You don't really need me to tell you that the new Coen Brothers' movie, Inside LLewyn Davis, is great: the fact that it's already made many 'best of' lists before it even gets a general release tells you all you need to know. The brothers have been back on top form since 2007's No Country For Old Men (although I did find Burn After Reading a trifle to meandering and trivial for its own good). Yet again the pair have made a period piece that precisely captures a point in American history (in this case a week in the life of a homeless folk singer in Greenwich Village in 1961) and use it as the basis of another shaggy dog story that resounds with the profound nature of bad luck.
The film is a great one because it is at pains to reiterate the Coens' main gist, that life is wonderfully pointless in its injustices. In A Serious Man (which I think is their absolute masterpiece) life is pointless to a holy degree. In The Big Lebowski the life of the Dude is pointless both by design and by the activities of the artistic and the criminal. In No Country For Old Men the message was that the cruelty was unbearably pointless, if only for those who take it on themselves to be responsible for imposing order. But with Inside LLewyn Davis, the vagueries and coincidences that mean precisely nothing are viewed as unfairness that - because of the protagonist's generally pissy attitude - seems almost fair.
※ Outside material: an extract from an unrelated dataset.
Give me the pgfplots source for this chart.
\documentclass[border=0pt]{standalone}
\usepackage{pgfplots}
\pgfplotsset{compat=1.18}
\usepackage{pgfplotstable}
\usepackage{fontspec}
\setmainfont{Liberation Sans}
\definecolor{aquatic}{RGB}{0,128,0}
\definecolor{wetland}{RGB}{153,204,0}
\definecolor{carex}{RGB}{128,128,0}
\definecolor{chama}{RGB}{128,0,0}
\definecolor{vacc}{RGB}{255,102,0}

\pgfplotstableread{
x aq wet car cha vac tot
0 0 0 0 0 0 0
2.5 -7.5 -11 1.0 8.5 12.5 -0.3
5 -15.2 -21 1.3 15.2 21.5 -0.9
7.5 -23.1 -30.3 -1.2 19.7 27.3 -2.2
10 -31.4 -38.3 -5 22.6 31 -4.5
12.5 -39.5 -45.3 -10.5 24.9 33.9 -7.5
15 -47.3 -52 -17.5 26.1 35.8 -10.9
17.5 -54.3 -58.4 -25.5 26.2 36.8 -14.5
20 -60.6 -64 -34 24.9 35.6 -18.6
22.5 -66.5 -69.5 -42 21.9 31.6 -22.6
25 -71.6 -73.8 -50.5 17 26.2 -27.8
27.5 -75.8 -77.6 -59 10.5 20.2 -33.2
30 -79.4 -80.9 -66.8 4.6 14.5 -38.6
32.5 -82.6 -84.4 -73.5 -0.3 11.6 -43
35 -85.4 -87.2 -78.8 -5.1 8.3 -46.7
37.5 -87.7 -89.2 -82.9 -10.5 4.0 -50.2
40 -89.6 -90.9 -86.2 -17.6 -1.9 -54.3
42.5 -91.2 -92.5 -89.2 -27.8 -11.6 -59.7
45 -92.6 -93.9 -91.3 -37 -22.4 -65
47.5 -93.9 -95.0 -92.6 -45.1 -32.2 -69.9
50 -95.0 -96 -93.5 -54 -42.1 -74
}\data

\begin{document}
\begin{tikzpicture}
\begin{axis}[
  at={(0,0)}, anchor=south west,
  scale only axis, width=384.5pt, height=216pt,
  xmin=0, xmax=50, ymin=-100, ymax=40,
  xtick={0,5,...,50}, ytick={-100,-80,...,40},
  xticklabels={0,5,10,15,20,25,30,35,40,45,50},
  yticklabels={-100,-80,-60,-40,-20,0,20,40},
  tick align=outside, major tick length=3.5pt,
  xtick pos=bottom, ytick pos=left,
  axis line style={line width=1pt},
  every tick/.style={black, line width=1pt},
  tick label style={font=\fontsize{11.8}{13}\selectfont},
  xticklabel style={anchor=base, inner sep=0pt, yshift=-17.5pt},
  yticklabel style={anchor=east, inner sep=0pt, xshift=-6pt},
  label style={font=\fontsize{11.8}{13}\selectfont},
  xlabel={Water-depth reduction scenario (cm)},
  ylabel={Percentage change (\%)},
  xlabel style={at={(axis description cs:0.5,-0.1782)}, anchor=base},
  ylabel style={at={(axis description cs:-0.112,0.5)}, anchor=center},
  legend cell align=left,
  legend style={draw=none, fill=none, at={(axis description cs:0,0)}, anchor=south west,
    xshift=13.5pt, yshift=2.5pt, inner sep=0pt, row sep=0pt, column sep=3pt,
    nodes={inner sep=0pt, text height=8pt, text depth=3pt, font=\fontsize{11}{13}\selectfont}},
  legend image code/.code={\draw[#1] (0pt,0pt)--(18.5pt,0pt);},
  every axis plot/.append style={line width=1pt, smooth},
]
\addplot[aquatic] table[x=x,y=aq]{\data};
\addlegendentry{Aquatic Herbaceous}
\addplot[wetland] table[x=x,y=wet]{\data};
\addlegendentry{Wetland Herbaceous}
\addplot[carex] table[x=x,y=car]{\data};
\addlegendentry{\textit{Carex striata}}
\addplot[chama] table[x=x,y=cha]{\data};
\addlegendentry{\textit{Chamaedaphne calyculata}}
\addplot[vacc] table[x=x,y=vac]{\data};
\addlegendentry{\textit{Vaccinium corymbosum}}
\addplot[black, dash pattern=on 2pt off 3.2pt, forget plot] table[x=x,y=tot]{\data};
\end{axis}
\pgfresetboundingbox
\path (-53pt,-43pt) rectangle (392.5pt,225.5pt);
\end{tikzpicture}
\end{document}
Sure, Llewyn, as we learn from scene one, has a talent that is god-given, but he seems to have little faith in himself and is hampered by the nagging doubt that he is lost without his former musical partner. He's grieving, but it's a mean sort of grief that leads him to rail at his long-suffering friends and heckle his peers. No matter that the latter may almost deserve his ire for their sappiness in peddling the type of 'folk' monstrosities that were lampooned in Christopher Guest's A Mighty Wind. We all wince when Stark Sands as soldier on leave, Troy Nelson, sings Tom Paxton's 'Last Thing On My Mind' or when Llewyn sits in on a session for a piece of jokey schlock called, of all things, 'Please Mister Kennedy', yet these people at least maintain a decent standard of humanity that Davis replaces with self pity. And while ultimately you doubt Carey Mulligan's motives behind her ire at Llewyn's freeloading unreliability, in this particular universe the bad luck is measured out in almost direct proportion to his bad decisions and bad mouthing.
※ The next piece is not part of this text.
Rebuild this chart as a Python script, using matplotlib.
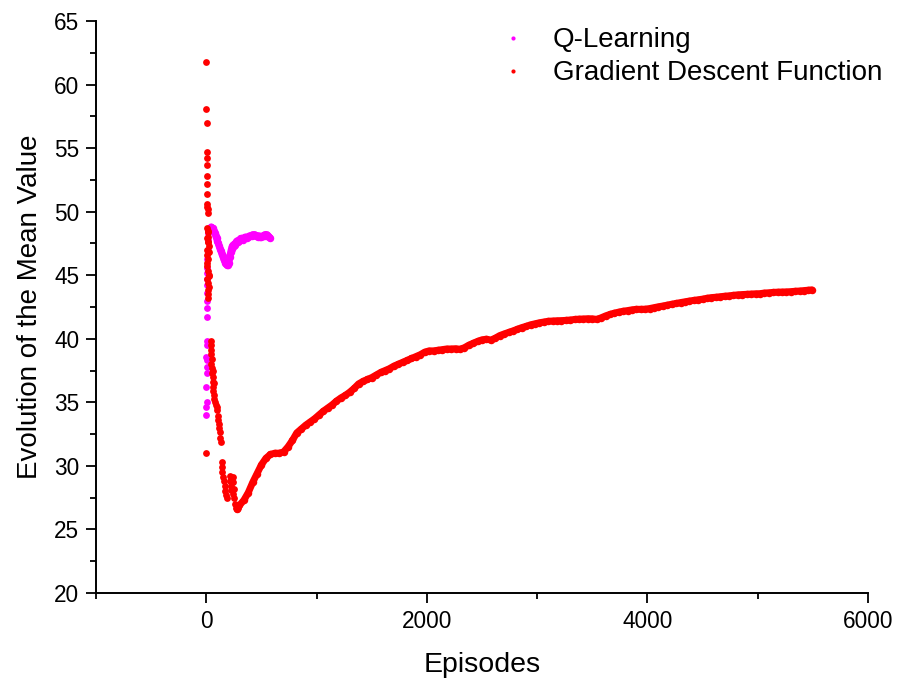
import matplotlib
matplotlib.use("Agg")
import matplotlib.pyplot as plt
from matplotlib.lines import Line2D
from matplotlib.ticker import MultipleLocator

plt.rcParams['font.family'] = ['Liberation Sans', 'DejaVu Sans']

# ---------------- data ----------------
# Q-Learning series: scattered first episodes
q_start_x = [0, 1, 2, 1, 3, 2, 4, 1, 3, 2, 3, 4, 2, 5, 3, 6, 4, 7, 9, 12, 14, 16]
q_start_y = [34.0, 34.6, 35.0, 36.2, 37.3, 37.8, 38.3, 38.6, 39.5, 39.8, 41.7, 42.4,
             43.0, 43.6, 44.2, 44.7, 45.2, 45.6, 46.3, 47.0, 47.8, 48.3]
# Q-Learning series: running curve
q_curve_x = [20, 28, 36, 44, 52, 60, 68, 76, 84, 92, 100, 108, 116, 124, 132, 140,
             148, 156, 164, 172, 180, 188, 196, 204, 212, 220, 228, 236, 244, 252,
             260, 268, 276, 284, 292, 300, 310, 320, 330, 340, 350, 360, 370, 380,
             390, 400, 410, 420, 430, 440, 450, 460, 470, 480, 490, 500, 510, 520,
             530, 540, 550, 560, 570, 580]
q_curve_y = [48.5, 48.6, 48.7, 48.8, 48.7, 48.7, 48.5, 48.3, 48.1, 47.9, 47.7, 47.5,
             47.3, 47.1, 46.9, 46.7, 46.5, 46.3, 46.2, 46.0, 45.9, 45.8, 45.8, 46.0,
             46.4, 46.8, 47.1, 47.3, 47.4, 47.3, 47.4, 47.6, 47.7, 47.6, 47.7, 47.8,
             47.9, 47.9, 47.8, 47.9, 48.0, 48.0, 47.9, 48.0, 48.1, 48.1, 48.1, 48.2,
             48.2, 48.2, 48.1, 48.1, 48.0, 48.1, 48.0, 48.0, 48.1, 48.1, 48.2, 48.1,
             48.2, 48.1, 48.0, 47.9]

# Gradient Descent Function series: early noisy part
gd_early_x = [0, 1, 2, 3, 4, 5, 6, 7, 8, 9, 10, 11, 12, 13, 14, 15, 0,
              8, 14, 5, 12, 20, 6, 10, 18, 4, 8, 14, 20, 10, 16, 22, 12, 18, 15, 25, 28,
              38, 42, 40, 45, 48, 44, 52, 50, 56, 60, 58, 64, 68, 72, 78, 85, 92, 100, 62, 70,
              105, 110, 115, 118, 120, 128, 132,
              140, 142, 146, 152, 160, 168, 172, 178, 185, 210, 218, 222, 225,
              240, 245, 248, 245, 250, 258, 265, 275, 285]
gd_early_y = [61.8, 58.1, 57.0, 54.7, 54.2, 53.7, 52.8, 52.2, 51.4, 50.6, 50.4, 50.2,
              49.9, 48.5, 48.0, 47.6, 31.0,
              48.7, 48.4, 47.9, 47.6, 47.3, 47.0, 46.6, 46.3, 46.0, 45.7, 45.3, 45.0,
              44.7, 44.4, 44.1, 43.8, 43.5, 43.2, 46.8, 44.9,
              39.8, 39.5, 39.1, 38.8, 38.4, 38.0, 37.7, 37.3, 37.0, 36.6, 36.2, 35.9,
              35.6, 35.3, 35.0, 34.8, 34.6, 34.4, 37.5, 36.5,
              33.9, 33.6, 33.3, 33.0, 32.7, 32.2, 31.9,
              30.3, 29.9, 29.5, 29.1, 28.8, 28.4, 28.0, 27.7, 27.5, 29.2, 28.8, 28.4, 28.1,
              29.1, 28.7, 28.2, 27.8, 27.5, 27.0, 26.7, 26.6, 26.7]

# Gradient Descent Function series: long tail
gd_tail_x = [280, 300, 340, 380, 420, 460, 500, 540, 580, 620, 660, 700, 740, 780, 820,
             860, 900, 940, 980, 1020, 1060, 1100, 1140, 1180, 1220, 1260, 1300,
             1340, 1380, 1420, 1460, 1500, 1540, 1580, 1620, 1660, 1700, 1740, 1780,
             1820, 1860, 1900, 1940, 1980, 2020, 2060, 2100, 2140, 2180, 2220, 2260,
             2300, 2340, 2380, 2420, 2460, 2500, 2540, 2580, 2620, 2660, 2700, 2740,
             2780, 2820, 2860, 2900, 2940, 2980, 3020, 3060, 3100, 3140, 3180, 3220,
             3260, 3300, 3340, 3380, 3420, 3460, 3500, 3540, 3580, 3620, 3660, 3700,
             3740, 3780, 3820, 3860, 3900, 3940, 3980, 4020, 4060, 4100, 4140, 4180,
             4220, 4260, 4300, 4340, 4380, 4420, 4460, 4500, 4540, 4580, 4620, 4660,
             4700, 4740, 4780, 4820, 4860, 4900, 4940, 4980, 5020, 5060, 5100, 5140,
             5180, 5220, 5260, 5300, 5340, 5380, 5420, 5460, 5490]
gd_tail_y = [26.6, 26.9, 27.3, 27.9, 28.7, 29.4, 30.1, 30.6, 30.9, 31.0, 31.0, 31.1, 31.5,
             32.0, 32.6, 32.9, 33.2, 33.45, 33.7, 34.0, 34.3, 34.55, 34.8, 35.1, 35.35,
             35.55, 35.8, 36.1, 36.45, 36.65, 36.8, 36.95, 37.15, 37.35, 37.5, 37.65,
             37.85, 38.0, 38.15, 38.3, 38.45, 38.6, 38.75, 38.95, 39.05, 39.05, 39.1,
             39.15, 39.2, 39.2, 39.22, 39.18, 39.3, 39.5, 39.65, 39.8, 39.92, 39.97,
             39.9, 40.05, 40.25, 40.38, 40.5, 40.62, 40.75, 40.88, 40.98, 41.1, 41.18,
             41.26, 41.32, 41.38, 41.4, 41.42, 41.43, 41.45, 41.48, 41.52, 41.55, 41.56,
             41.58, 41.57, 41.53, 41.65, 41.8, 41.92, 42.02, 42.1, 42.17, 42.22, 42.28,
             42.32, 42.32, 42.33, 42.38, 42.45, 42.52, 42.58, 42.65, 42.72, 42.78, 42.85,
             42.91, 42.97, 43.02, 43.07, 43.12, 43.19, 43.24, 43.27, 43.31, 43.35, 43.38,
             43.42, 43.46, 43.48, 43.5, 43.52, 43.54, 43.55, 43.6, 43.62, 43.65, 43.67,
             43.68, 43.69, 43.71, 43.74, 43.76, 43.79, 43.82, 43.85]

series_names = ["Q-Learning", "Gradient Descent Function"]
x_ticks = [0, 2000, 4000, 6000]
y_ticks = [20, 25, 30, 35, 40, 45, 50, 55, 60, 65]

MAG = '#FF00FF'
RED = '#FF0000'

# ---------------- plot ----------------
fig = plt.figure(figsize=(8.98, 6.82), dpi=100)
ax = fig.add_axes([0.107, 0.1305, 0.8596, 0.8387])

ms = 4.9
ax.plot(q_start_x, q_start_y, linestyle='none', marker='o', markersize=ms,
        markeredgewidth=0, color=MAG)
ax.plot(q_curve_x, q_curve_y, linestyle='-', linewidth=5.0, marker='o',
        markersize=5.4, markeredgewidth=0, color=MAG, solid_capstyle='round')
ax.plot(gd_early_x, gd_early_y, linestyle='none', marker='o', markersize=ms,
        markeredgewidth=0, color=RED)
ax.plot(gd_tail_x, gd_tail_y, linestyle='-', linewidth=5.0, marker='o',
        markersize=5.4, markeredgewidth=0, color=RED, solid_capstyle='round')

ax.set_xlim(-1000, 6000)
ax.set_ylim(20, 65)
ax.set_xticks(x_ticks)
ax.set_yticks(y_ticks)
ax.xaxis.set_minor_locator(MultipleLocator(1000))
ax.yaxis.set_minor_locator(MultipleLocator(2.5))

for s in ['top', 'right']:
    ax.spines[s].set_visible(False)
for s in ['left', 'bottom']:
    ax.spines[s].set_linewidth(1.4)
    ax.spines[s].set_color('black')

ax.tick_params(axis='both', which='major', direction='out', length=7, width=1.3,
               labelsize=16.3, colors='black')
ax.tick_params(axis='x', which='major', pad=5)
ax.tick_params(axis='y', which='major', pad=5)
ax.tick_params(axis='both', which='minor', direction='out', length=4.5, width=1.3)

ax.set_xlabel("Episodes", fontsize=20.5, labelpad=14)
ax.set_ylabel("Evolution of the Mean Value", fontsize=20, labelpad=8)

handles = [Line2D([], [], linestyle='none', marker='o', markersize=3,
                  markeredgewidth=0, color=MAG),
           Line2D([], [], linestyle='none', marker='o', markersize=3,
                  markeredgewidth=0, color=RED)]
fig.legend(handles, series_names, loc='upper left', frameon=False,
           fontsize=20, bbox_to_anchor=(0.5434, 0.976), handletextpad=0.94,
           labelspacing=0.25, handlelength=1.0, borderaxespad=0)

fig.savefig("out.png", dpi=100)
The Coen's research in their source material here is peerless. Just as Bob Dylan spent much of his formative years in Greenwich dossing on couches, stealing records from richer middle class patrons, Llewyn relies on the hapless Gorfein's in their upper westside apartment to pick him up no matter how much he badmouths them; repaying them by stealing, or rather carelessly abducting their nameless ginger cat (possibly the true star of the film).
The cat as a metaphor changes identity and even sex but it's the touchstone of Llewyn's inability to really care enough about others. At various points it's lost, abandoned and even (spoiler alert) run over but always returns to haunt him. Just as the plot's circularity brings him back to the same song and same merciless beating from a faceless punter. Oscar Isaac's performance makes us empathise with Llewyn but never enough to feel too much pain when it all goes to shit. A key scene sees him simply shrug off a rejection from a stony faced Chicago promoter (played by F. Murray Abraham) despite having given a transcendent performance. It's the final straw, even if a subsequent decision to quit and rejoin the rat race is met with equal, hilarious failure.
Yes, that's Timberlake on the right |
Like the best of the Coen's work, the shaggy dog nature of the plot is always second to the tall tales conjured in the telling. John Goodman's smacked-up jazz has-been; Justin Timberlake's frankly revelatory bearded do-gooding folkie partner of Carey Mulligan, Mel: Llewyn's useless ageing jewish agent and even Llewyn's straight-laced disapproving older sister: these are all wonderfully amusing characters who will join the brother's canon of screen oddities and who make Inside LLewyn Davis another low-key masterpiece.